**Instruction:**
Scan the lines below for the string "matplotlib" and copy every one that has it.

**Given material:**
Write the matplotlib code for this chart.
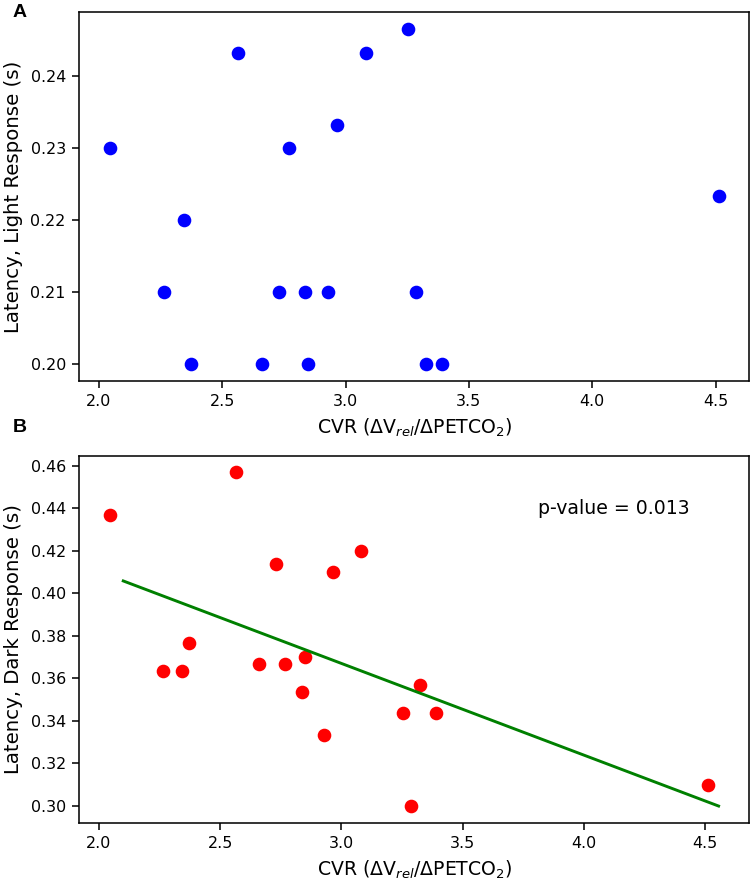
import numpy as np
from matplotlib import pyplot as plt

# CVR per subject (same subjects in both panels)
cvr = [2.045, 2.265, 2.344, 2.372, 2.565, 2.660, 2.730, 2.769, 2.836, 2.849,
       2.929, 2.965, 3.081, 3.252, 3.286, 3.325, 3.390, 4.512]
latency_light = [0.230, 0.210, 0.220, 0.200, 0.2433, 0.200, 0.210, 0.230, 0.210, 0.200,
                 0.210, 0.2333, 0.2433, 0.2466, 0.210, 0.200, 0.200, 0.2233]
latency_dark = [0.4367, 0.3633, 0.3633, 0.3766, 0.457, 0.3666, 0.4136, 0.3666, 0.3533, 0.3701,
                0.3332, 0.4101, 0.420, 0.3435, 0.300, 0.3568, 0.3435, 0.3099]
fit_range = [2.1, 4.555]
p_value = 0.013

xlab = r"CVR ($\Delta$V$_{rel}$/$\Delta$PETCO$_2$)"

plt.rcParams["xtick.labelsize"] = 8.2
plt.rcParams["ytick.labelsize"] = 8.2

fig = plt.figure(figsize=(754 / 140, 882 / 140), dpi=140)
ax1 = fig.add_axes([0.1054, 0.5684, 0.888, 0.4177])
ax2 = fig.add_axes([0.1054, 0.0672, 0.888, 0.4161])

ax1.scatter(cvr, latency_light, color="blue")
ax1.set_xlabel(xlab, fontsize=9.7)
ax1.set_ylabel("Latency, Light Response (s)", fontsize=10.2)
ax1.set_yticks([0.20, 0.21, 0.22, 0.23, 0.24])

ax2.scatter(cvr, latency_dark, color="red")
slope, icpt = np.polyfit(cvr, latency_dark, 1)
xf = np.array(fit_range)
ax2.plot(xf, slope * xf + icpt, color="green")
ax2.text(3.81, 0.44, "p-value = %.3f" % p_value, va="center", fontsize=9.7)
ax2.set_xlabel(xlab, fontsize=9.7)
ax2.set_ylabel("Latency, Dark Response (s)", fontsize=10.2)

fig.text(0.017, 0.986, "A", family="Liberation Sans", fontweight="bold", fontsize=10, va="center")
fig.text(0.017, 0.515, "B", family="Liberation Sans", fontweight="bold", fontsize=10, va="center")

fig.savefig("out.png", dpi=140)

**Written response:**
Write the matplotlib code for this chart.
from matplotlib import pyplot as plt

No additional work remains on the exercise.